After each Republican presidential debate and shift in the polls, pundits and commentators have rushed to judgment. Each time, they could not have been more wrong. Donald Trump, they said, “offered only the same mind-numbing narcissism that he always does. … His novelty will wear off.” Retired neurosurgeon Ben Carson and Trump’s poll standings “gives outsiders a firm grip atop the Republican presidential race.” Former Florida Gov. Jeb Bush and Florida Sen. Marco Rubio are competing to be the “establishment” candidate.
Most pundits just don’t understand today’s GOP—the emotions and dynamics that rule the party, or the size and influence of the voting blocs that will influence the 2016 election.
Since Karl Rove launched the George W. Bush campaign’s culture war, Republican base voters seem to have become increasingly determined to keep the burgeoning new majority of racial minorities, single women, millennials and seculars from governing successfully. Rove used gay marriage and abortion to fuel the battle for American values, and abortion has become a central and enduring issue for social conservatives. At the same time, many Republicans watched the growth of immigrants and racial minorities, and now worry about what free things they will demand of government. They think that is the Democrats’ plan for victory.
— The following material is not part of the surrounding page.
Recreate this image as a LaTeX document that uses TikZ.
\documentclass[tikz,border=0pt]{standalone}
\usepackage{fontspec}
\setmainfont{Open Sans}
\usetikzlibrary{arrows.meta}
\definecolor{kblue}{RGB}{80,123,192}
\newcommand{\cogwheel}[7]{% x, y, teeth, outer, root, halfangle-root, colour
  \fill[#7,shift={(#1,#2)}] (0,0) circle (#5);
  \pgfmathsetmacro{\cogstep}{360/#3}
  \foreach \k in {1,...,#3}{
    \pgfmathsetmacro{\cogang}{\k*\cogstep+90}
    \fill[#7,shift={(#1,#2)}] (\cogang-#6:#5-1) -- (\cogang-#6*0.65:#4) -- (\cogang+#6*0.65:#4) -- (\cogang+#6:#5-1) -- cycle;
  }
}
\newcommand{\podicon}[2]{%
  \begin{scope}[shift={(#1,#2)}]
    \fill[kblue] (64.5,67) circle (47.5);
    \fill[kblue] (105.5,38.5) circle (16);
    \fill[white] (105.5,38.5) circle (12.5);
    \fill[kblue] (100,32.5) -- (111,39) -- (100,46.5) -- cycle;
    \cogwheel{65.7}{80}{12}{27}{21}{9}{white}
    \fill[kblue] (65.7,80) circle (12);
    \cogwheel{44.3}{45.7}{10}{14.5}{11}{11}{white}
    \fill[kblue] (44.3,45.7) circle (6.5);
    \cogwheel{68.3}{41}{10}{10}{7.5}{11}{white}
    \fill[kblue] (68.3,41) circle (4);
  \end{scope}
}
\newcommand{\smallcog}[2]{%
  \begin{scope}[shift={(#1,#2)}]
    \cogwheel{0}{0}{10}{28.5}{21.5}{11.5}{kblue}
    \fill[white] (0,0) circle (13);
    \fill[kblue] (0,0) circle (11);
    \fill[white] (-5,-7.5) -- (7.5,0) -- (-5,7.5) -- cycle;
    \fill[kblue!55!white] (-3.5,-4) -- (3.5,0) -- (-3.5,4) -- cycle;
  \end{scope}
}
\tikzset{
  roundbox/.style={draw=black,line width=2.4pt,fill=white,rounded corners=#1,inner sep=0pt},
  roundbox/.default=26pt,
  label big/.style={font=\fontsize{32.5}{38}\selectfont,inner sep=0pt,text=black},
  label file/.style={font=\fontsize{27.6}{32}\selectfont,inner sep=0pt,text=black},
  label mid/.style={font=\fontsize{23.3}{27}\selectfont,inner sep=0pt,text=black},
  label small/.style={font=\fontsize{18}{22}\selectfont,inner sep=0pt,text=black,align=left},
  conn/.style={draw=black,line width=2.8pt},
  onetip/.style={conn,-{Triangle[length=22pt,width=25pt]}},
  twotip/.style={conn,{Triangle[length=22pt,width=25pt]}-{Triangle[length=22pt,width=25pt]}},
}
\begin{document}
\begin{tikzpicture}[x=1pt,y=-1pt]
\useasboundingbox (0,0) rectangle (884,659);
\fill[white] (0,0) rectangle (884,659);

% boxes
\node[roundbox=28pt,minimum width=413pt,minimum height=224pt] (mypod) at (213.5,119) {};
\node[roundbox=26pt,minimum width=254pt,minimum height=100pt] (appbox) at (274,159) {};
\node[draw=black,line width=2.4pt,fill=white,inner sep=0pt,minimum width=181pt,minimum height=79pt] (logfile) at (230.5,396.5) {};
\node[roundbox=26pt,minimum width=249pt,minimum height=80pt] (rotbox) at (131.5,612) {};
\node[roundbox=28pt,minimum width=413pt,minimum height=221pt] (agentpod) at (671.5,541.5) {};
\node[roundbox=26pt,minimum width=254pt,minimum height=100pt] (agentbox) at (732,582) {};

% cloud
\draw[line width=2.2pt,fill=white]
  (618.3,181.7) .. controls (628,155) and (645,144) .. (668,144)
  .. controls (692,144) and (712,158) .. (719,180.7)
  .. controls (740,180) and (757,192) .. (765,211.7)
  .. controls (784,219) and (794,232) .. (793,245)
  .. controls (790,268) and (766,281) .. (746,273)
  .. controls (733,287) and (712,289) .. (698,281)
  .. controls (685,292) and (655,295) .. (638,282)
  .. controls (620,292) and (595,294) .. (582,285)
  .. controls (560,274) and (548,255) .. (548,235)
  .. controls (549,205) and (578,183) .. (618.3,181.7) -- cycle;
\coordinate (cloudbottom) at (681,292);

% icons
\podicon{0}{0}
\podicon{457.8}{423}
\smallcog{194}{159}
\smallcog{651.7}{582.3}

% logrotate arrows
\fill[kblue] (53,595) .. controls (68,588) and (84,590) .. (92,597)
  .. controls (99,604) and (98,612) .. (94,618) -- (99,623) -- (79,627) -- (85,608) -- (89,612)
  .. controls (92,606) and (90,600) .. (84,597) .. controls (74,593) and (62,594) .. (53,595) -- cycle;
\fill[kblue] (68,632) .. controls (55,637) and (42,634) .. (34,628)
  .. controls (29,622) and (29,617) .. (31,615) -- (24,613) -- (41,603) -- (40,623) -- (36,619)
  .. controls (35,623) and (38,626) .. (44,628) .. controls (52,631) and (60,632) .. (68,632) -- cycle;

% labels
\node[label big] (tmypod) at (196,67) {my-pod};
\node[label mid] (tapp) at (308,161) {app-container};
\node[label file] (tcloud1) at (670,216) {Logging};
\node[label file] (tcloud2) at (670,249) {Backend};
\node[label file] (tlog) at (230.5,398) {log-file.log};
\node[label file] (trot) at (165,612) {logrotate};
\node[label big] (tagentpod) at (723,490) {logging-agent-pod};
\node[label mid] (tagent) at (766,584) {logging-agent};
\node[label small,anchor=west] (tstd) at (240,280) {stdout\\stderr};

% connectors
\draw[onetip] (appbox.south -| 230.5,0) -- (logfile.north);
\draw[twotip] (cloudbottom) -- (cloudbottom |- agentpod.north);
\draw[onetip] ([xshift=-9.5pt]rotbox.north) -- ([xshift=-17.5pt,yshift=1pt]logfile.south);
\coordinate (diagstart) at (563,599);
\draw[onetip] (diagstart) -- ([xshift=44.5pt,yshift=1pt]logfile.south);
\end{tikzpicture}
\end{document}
Today’s Republican base voters are in a pitched battle against the new American majority—and they believe they are losing. Their leaders have failed to keep Barack Obama and Hillary Clinton from advancing their liberal agenda. They see an America headed to Armageddon.
That intensifying, angry battle for American values has changed the face of the Republican Party. According to more than 7,000 interviews conducted for Democracy Corps from July 2013 to January 2015, the Evangelicals and observant Catholics form almost half of the base, 46%. The Tea Party supporters are also a powerful force, comprising 25% of the base, though that understates their strength: Evangelicals and Tea Party are the heart of the Republican Party.
The Tea Party supporters lead the opposition to immigration. And the Republicans base is about as hostile to undocumented immigrants in the U.S. as they are to Obamacare. The Tea Party supporters tend to think America is being invaded, and their message to outsiders seems to be: Don’t come here and make me speak your language.
Moderates, at only a quarter of the base, are acutely aware that they are a minority in a party that does not value voters who are only fiscally conservative. They differ with the rest of the party on gay marriage, contraception, Planned Parenthood and most of all, abortion. They do not share the rest of the party’s intense support for pro-life groups.
Given what we now know about today’s Republican Party voters, why has anybody been surprised that Jeb Bush has failed to emerge as the centrist, civil and electable candidate favored by the GOP establishment? These voters might turn to Rubio, as he seems less ideological and focused on economic, rather than social issues.
Donald Trump could be building a base with the 25% Tea Party voters who are less religiously devout and from the working class. He alone is giving voice to the frustration of Republican base voters who are upset by what they perceive as uncontrolled immigration and leaders who don’t stand up for American jobs.
And most important, Carson and Texas Sen. Ted Cruz are competing for the social conservative vote—and that matters most of all in figuring out who makes it to the end game.
Please use this guide to today’s Republican Party to clear through the pundit fog.